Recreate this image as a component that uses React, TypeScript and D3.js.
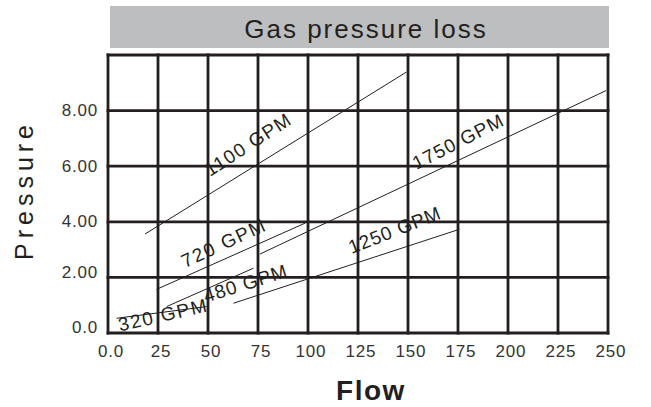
import { useEffect, useRef } from 'react'
import * as d3 from 'd3'

// flow ticks (x) and pressure ticks (y)
const flowTicks = [0, 25, 50, 75, 100, 125, 150, 175, 200, 225, 250]
const flowTickLabels = ['0.0', '25', '50', '75', '100', '125', '150', '175', '200', '225', '250']
const pressureTicks = [0, 2, 4, 6, 8, 10]
const pressureTickLabels = ['0.0', '2.00', '4.00', '6.00', '8.00', '']

// one straight segment per pump rate
const series = ['320 GPM', '480 GPM', '720 GPM', '1100 GPM', '1250 GPM', '1750 GPM']
const flowStart = [4.3, 29.3, 24.3, 18.5, 62.7, 76]
const flowEnd = [49.3, 72.7, 98.5, 149.3, 175.7, 249]
const pressureStart = [0.53, 0.95, 1.57, 3.56, 1.07, 2.84]
const pressureEnd = [0.95, 2.33, 3.95, 9.39, 3.73, 8.72]

// where each label starts (data units)
const labelFlow = [6, 49, 38.5, 51, 121.8, 154.3]
const labelPressure = [0.05, 1.09, 2.33, 5.61, 2.84, 5.86]

const labelAngle = [-13, -17.5, -25, -33, -21.5, -27]
const labelLength = [90, 86, 90, 98, 97, 99]

const INK = '#231f20'
const FONT = '"Liberation Sans", Arial, Helvetica, sans-serif'

export default function App() {
  const svgRef = useRef<SVGSVGElement>(null)

  useEffect(() => {
    if (!svgRef.current) return
    const svg = d3.select(svgRef.current)
    svg.selectAll('*').remove()

    const x = d3.scaleLinear().domain([0, 250]).range([108, 608])
    const y = d3.scaleLinear().domain([0, 10]).range([333, 55])

    // title band
    svg.append('rect')
      .attr('x', 110).attr('y', 6).attr('width', 499).attr('height', 42)
      .attr('fill', '#bcbec0')
    svg.append('text')
      .attr('x', 366).attr('y', 38)
      .attr('text-anchor', 'middle')
      .attr('font-family', FONT).attr('font-size', 26)
      .attr('letter-spacing', 2)
      .attr('fill', INK)
      .text('Gas pressure loss')

    // grid
    const grid = svg.append('g').attr('stroke', INK).attr('stroke-width', 2.8)
    grid.selectAll('line.v').data(flowTicks).join('line')
      .attr('class', 'v')
      .attr('x1', (d) => x(d)).attr('x2', (d) => x(d))
      .attr('y1', y(10) - 1.4).attr('y2', y(0) + 1.4)
    grid.selectAll('line.h').data(pressureTicks).join('line')
      .attr('class', 'h')
      .attr('x1', x(0) - 1.4).attr('x2', x(250) + 1.4)
      .attr('y1', (d) => y(d)).attr('y2', (d) => y(d))

    // tick labels
    svg.append('g').selectAll('text').data(flowTicks).join('text')
      .attr('x', (d) => x(d) + 3).attr('y', y(0) + 24)
      .attr('text-anchor', 'middle')
      .attr('font-family', FONT).attr('font-size', 17).attr('letter-spacing', 0.8)
      .attr('fill', '#333')
      .text((_, i) => flowTickLabels[i])
    svg.append('g').selectAll('text').data(pressureTicks).join('text')
      .attr('x', 98).attr('y', (d) => y(d) + (d === 0 ? -6 : d === 2 ? -5 : 0))
      .attr('text-anchor', 'end').attr('dominant-baseline', 'central')
      .attr('font-family', FONT).attr('font-size', 17).attr('letter-spacing', 0.8)
      .attr('fill', '#333')
      .text((_, i) => pressureTickLabels[i])

    // pump rate lines
    const idx = d3.range(series.length)
    svg.append('g').selectAll('line').data(idx).join('line')
      .attr('x1', (i) => x(flowStart[i])).attr('y1', (i) => y(pressureStart[i]))
      .attr('x2', (i) => x(flowEnd[i])).attr('y2', (i) => y(pressureEnd[i]))
      .attr('stroke', INK).attr('stroke-width', 1)

    svg.append('g').selectAll('text').data(idx).join('text')
      .attr('transform', (i) => `translate(${x(labelFlow[i])},${y(labelPressure[i])}) rotate(${labelAngle[i]})`)
      .attr('font-family', FONT).attr('font-size', 19)
      .attr('textLength', (i) => labelLength[i]).attr('lengthAdjust', 'spacing')
      .attr('fill', INK)
      .text((i) => series[i])

    // axis titles
    svg.append('text')
      .attr('transform', 'translate(33,190) rotate(-90)')
      .attr('text-anchor', 'middle')
      .attr('font-family', FONT).attr('font-size', 25).attr('letter-spacing', 5)
      .attr('fill', INK)
      .text('Pressure')
    svg.append('text')
      .attr('x', 371).attr('y', 400)
      .attr('text-anchor', 'middle')
      .attr('font-family', FONT).attr('font-size', 28).attr('font-weight', 'bold')
      .attr('letter-spacing', 1.5)
      .attr('fill', INK)
      .text('Flow')
  }, [])

  return (
    <div style={{ position: 'fixed', left: 0, top: 0, background: '#fff' }}>
      <svg ref={svgRef} width={651} height={407} style={{ display: 'block' }} />
    </div>
  )
}
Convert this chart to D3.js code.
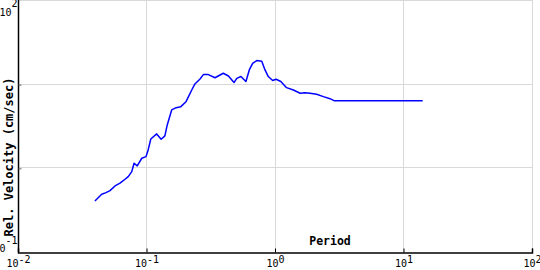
<!DOCTYPE html>
<html>
<head>
<meta charset="utf-8">
<script src="https://cdn.jsdelivr.net/npm/d3@7"></script>
<style>
  html, body { margin: 0; padding: 0; background: #fff; }
  svg { display: block; }
  text { font-family: "DejaVu Sans Mono", "Liberation Mono", monospace; fill: #000; }
</style>
</head>
<body>
<svg id="chart" width="540" height="270"></svg>
<script>
// Data (period in s, relative velocity in cm/sec)
const period = [0.0397, 0.0448, 0.0484, 0.052, 0.0569, 0.0622, 0.0681, 0.0721, 0.0768, 0.080,
  0.0847, 0.0919, 0.0991, 0.103, 0.108, 0.120, 0.130, 0.139, 0.145, 0.157,
  0.170, 0.185, 0.203, 0.225, 0.238, 0.261, 0.277, 0.303, 0.341, 0.396,
  0.434, 0.480, 0.504, 0.543, 0.594, 0.631, 0.670, 0.722, 0.789, 0.836,
  0.887, 0.959, 1.02, 1.11, 1.23, 1.39, 1.57, 1.71, 1.87, 2.11,
  2.38, 2.68, 2.88, 4.0, 6.0, 9.0, 14.1];
const velocity = [0.408, 0.491, 0.513, 0.542, 0.616, 0.664, 0.741, 0.796, 0.914, 1.15,
  1.07, 1.32, 1.38, 1.66, 2.24, 2.58, 2.23, 2.44, 3.30, 4.99,
  5.31, 5.46, 6.26, 8.64, 10.2, 11.7, 13.2, 13.2, 12.1, 13.7,
  12.7, 10.6, 11.9, 12.5, 10.9, 15.0, 18.0, 19.4, 19.0, 15.0,
  12.5, 11.2, 11.6, 10.9, 9.21, 8.64, 7.89, 8.03, 7.89, 7.68,
  7.19, 6.80, 6.44, 6.44, 6.44, 6.44, 6.44];
const xTickValues = [0.01, 0.1, 1, 10, 100];
const xTickExps = ["-2", "-1", "0", "1", "2"];
const yGridValues = [1, 10, 100];
const yLabelValues = [100, 0.1];
const yLabelExps = ["2", "-1"];
const xTitle = "Period";
const yTitle = "Rel. Velocity (cm/sec)";

const svg = d3.select("#chart");
const mLeft = 18, mRight = 532, mTop = 1, mBottom = 252;

const x = d3.scaleLog().domain([0.01, 100]).range([mLeft, mRight]);
const y = d3.scaleLog().domain([0.1, 100]).range([mBottom, mTop]);

// gridlines
const grid = svg.append("g");
grid.selectAll("line.vx").data(xTickValues.slice(1)).join("line")
  .attr("x1", d => Math.round(x(d)) + 0.5).attr("x2", d => Math.round(x(d)) + 0.5)
  .attr("y1", mTop - 1).attr("y2", mBottom)
  .attr("stroke", "#d9d9d9").attr("stroke-width", 1);
grid.selectAll("line.hy").data(yGridValues).join("line")
  .attr("x1", mLeft).attr("x2", mRight)
  .attr("y1", d => Math.round(y(d)) - 0.5).attr("y2", d => Math.round(y(d)) - 0.5)
  .attr("stroke", "#d9d9d9").attr("stroke-width", 1);

// axes
const xAxis = d3.axisBottom(x).tickValues(xTickValues).tickSize(-4).tickFormat("");
const gx = svg.append("g").attr("transform", `translate(0,${mBottom + 0.5})`).call(xAxis);
gx.select(".domain").attr("stroke", "#000").attr("stroke-width", 1.5);
gx.selectAll(".tick line").attr("stroke", "#000");

const yAxis = d3.axisLeft(y).tickValues([1, 10]).tickSize(-3).tickFormat("");
const gy = svg.append("g").attr("transform", `translate(${mLeft + 0.5},0)`).call(yAxis);
gy.select(".domain").attr("stroke", "#000").attr("stroke-width", 1.5).attr("d", `M0,${mTop - 1}V${mBottom}`);
gy.selectAll(".tick line").attr("stroke", "#666");

// x tick labels
const xl = svg.append("g");
xTickValues.forEach((v, i) => {
  const t = xl.append("text").attr("x", x(v) + 0.5).attr("y", 267)
    .attr("text-anchor", "middle").attr("font-size", 10);
  t.append("tspan").text("10");
  t.append("tspan").attr("dy", -4).text(xTickExps[i]);
});

// y tick labels
const yl = svg.append("g");
yLabelValues.forEach((v, i) => {
  const base = i === 0 ? y(v) + 15 : y(v);
  const t = yl.append("text").attr("x", 17.5).attr("y", base)
    .attr("text-anchor", "end").attr("font-size", 10);
  t.append("tspan").text("10");
  t.append("tspan").attr("dy", i === 0 ? -9 : -8).text(yLabelExps[i]);
});

// axis titles
svg.append("text").attr("x", 330).attr("y", 245).attr("text-anchor", "middle")
  .attr("font-size", 11.5).attr("font-weight", "bold").text(xTitle);
svg.append("text").attr("transform", "translate(13,157) rotate(-90)")
  .attr("text-anchor", "middle").attr("font-size", 12).attr("font-weight", "bold").text(yTitle);

// curve
const line = d3.line().x(d => x(d[0])).y(d => y(d[1]));
svg.append("path").datum(period.map((p, i) => [p, velocity[i]]))
  .attr("d", line).attr("fill", "none").attr("stroke", "#0000ff").attr("stroke-width", 1.5)
  .attr("stroke-linejoin", "round");
</script>
</body>
</html>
◇ ◇ ◇
Write out the lines running from the one that contains "Convert this chart to D3.js code." through the one that contains "d3.scaleLog().domain([0.1, 100]).range([mBottom, mTop]);", ends included, and nothing else. Pictures stay out of the copy.

Convert this chart to D3.js code.
<!DOCTYPE html>
<html>
<head>
<meta charset="utf-8">
<script src="https://cdn.jsdelivr.net/npm/d3@7"></script>
<style>
  html, body { margin: 0; padding: 0; background: #fff; }
  svg { display: block; }
  text { font-family: "DejaVu Sans Mono", "Liberation Mono", monospace; fill: #000; }
</style>
</head>
<body>
<svg id="chart" width="540" height="270"></svg>
<script>
// Data (period in s, relative velocity in cm/sec)
const period = [0.0397, 0.0448, 0.0484, 0.052, 0.0569, 0.0622, 0.0681, 0.0721, 0.0768, 0.080,
  0.0847, 0.0919, 0.0991, 0.103, 0.108, 0.120, 0.130, 0.139, 0.145, 0.157,
  0.170, 0.185, 0.203, 0.225, 0.238, 0.261, 0.277, 0.303, 0.341, 0.396,
  0.434, 0.480, 0.504, 0.543, 0.594, 0.631, 0.670, 0.722, 0.789, 0.836,
  0.887, 0.959, 1.02, 1.11, 1.23, 1.39, 1.57, 1.71, 1.87, 2.11,
  2.38, 2.68, 2.88, 4.0, 6.0, 9.0, 14.1];
const velocity = [0.408, 0.491, 0.513, 0.542, 0.616, 0.664, 0.741, 0.796, 0.914, 1.15,
  1.07, 1.32, 1.38, 1.66, 2.24, 2.58, 2.23, 2.44, 3.30, 4.99,
  5.31, 5.46, 6.26, 8.64, 10.2, 11.7, 13.2, 13.2, 12.1, 13.7,
  12.7, 10.6, 11.9, 12.5, 10.9, 15.0, 18.0, 19.4, 19.0, 15.0,
  12.5, 11.2, 11.6, 10.9, 9.21, 8.64, 7.89, 8.03, 7.89, 7.68,
  7.19, 6.80, 6.44, 6.44, 6.44, 6.44, 6.44];
const xTickValues = [0.01, 0.1, 1, 10, 100];
const xTickExps = ["-2", "-1", "0", "1", "2"];
const yGridValues = [1, 10, 100];
const yLabelValues = [100, 0.1];
const yLabelExps = ["2", "-1"];
const xTitle = "Period";
const yTitle = "Rel. Velocity (cm/sec)";

const svg = d3.select("#chart");
const mLeft = 18, mRight = 532, mTop = 1, mBottom = 252;

const x = d3.scaleLog().domain([0.01, 100]).range([mLeft, mRight]);
const y = d3.scaleLog().domain([0.1, 100]).range([mBottom, mTop]);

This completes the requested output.